Delawarean urges art museum not to sell
Using an opinion column as his medium, Wilmington attorney and art collector Dick Poole exhorted the Delaware Art Museum to reconsider.
In late March, the Delaware Art Museum announced it would sell up to four works of art as part of an effort to raise $30 million. The bulk of the money would pay down the balance of the museum’s $19.8 million expansion/construction debt and increase its endowment to about $35 million.
The column was published in Sunday’s Philadelphia Inquirer, a month after the museum named the first work of art to be sold, and almost a week before it is auctioned off at Christie’s in London.
William Holman Hunt’s Isabella and the Pot of Basil will lead the June 17th London sale. Christie’s website valued the painting at £5 million, or $8.4 million. Also rumored to be sold privately, is Winslow Homer’s Milking Time.
“The museum’s rightful claims to fame are its 19th- and 20th-century American art and its Pre-Raphaelite collection,” wrote Poole, who likened the museum’s collection to a three-legged stool supported by the works of Hunt, Homer and illustrator Howard Pyle.
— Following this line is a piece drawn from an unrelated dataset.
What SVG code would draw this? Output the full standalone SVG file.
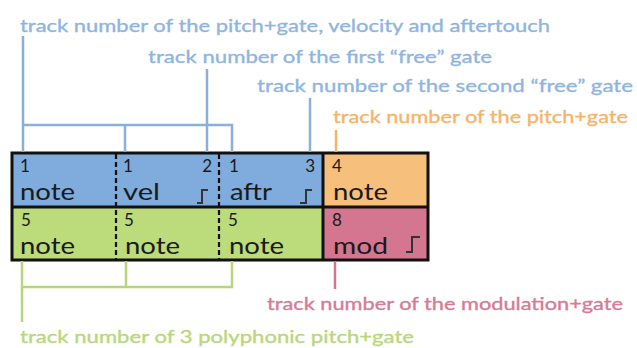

“Two of the three legs … will have been irreparably splintered if Isabella and Milking Time are sold,” he stated.
Critics like Philadelphia Museum of Art CEO Timothy Rub, who also serves as the president of the Association of Art Museum Directors, said monetizing art violates a fundamental principle within the art community to protect collections at all costs. He also warned when you sell art once, it’s easier for museums to sell again.
The museum’s board of trustees, however, said it explored all options, but none were viable. Board President Elva Ferrari-Graham added if the museum did not sell, the museum would have to close its doors for good.
Regardless of their situation, Poole said, “The museum’s curators should state publicly and forthrightly that the greater good or public trust would be served by withdrawing the museum’s masterpieces from the marketplace.”
Poole was a non-trustee member of the museum’s collections committee, until last year.
Museum CEO Mike Miller said while he respects Poole’s opinion, he had no comment regarding Poole’s commentary.